# ?????



## superbee (Sep 15, 2008)

about 1" long!

Another in the tank


----------



## AKSkirmish (Jun 24, 2005)

For some weird reason I can't make my mind up on this one---And it should be simple stuff.....

I think I need a break from this comp today..


----------



## superbee (Sep 15, 2008)

AKSkirmish said:


> For some weird reason I can't make my mind up on this one---And it should be simple stuff.....
> 
> I think I need a break from this comp today..

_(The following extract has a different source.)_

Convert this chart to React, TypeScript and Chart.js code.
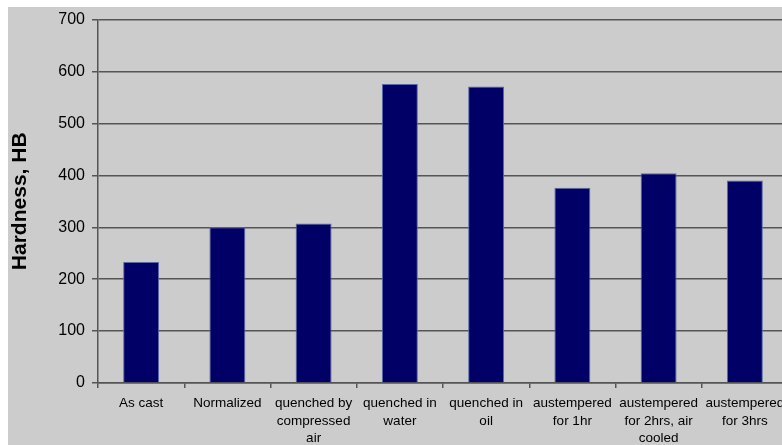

Whats your first thought??

They were sold as RB's..


----------



## AKSkirmish (Jun 24, 2005)

OPEFE.com
he's got good comparison pics


----------



## Lifer374 (Dec 5, 2003)

Look like natts to me


----------



## PYRO ZOOTS (Aug 23, 2008)

might be reds. cant make up my mind either.


----------



## superbee (Sep 15, 2008)

Thanks


----------



## Sheppard (Jul 8, 2004)

I'm saying Reds. Purely because they are the most widely available at that size and most common.
At that size they could be Terns but you would never know. But since its common to see reds that small I'd say reds lol


----------



## irishfan 689 (Aug 11, 2004)

Agree with Sheppard...they look like reds, and reds are pretty commonly sold real small like that


----------



## rhomkeeper (Mar 31, 2008)

deffinatly rbp's


----------



## superbee (Sep 15, 2008)

rhomkeeper said:


> deffinatly rbp's


K thanks....


----------



## Grosse Gurke (Jan 3, 2003)

Sure look like little nattereri to me.


----------



## Demon Darko (Jan 28, 2007)

Eyes don't look right to be baby reds to me. They almost look like baby Pristobrycons to me.


----------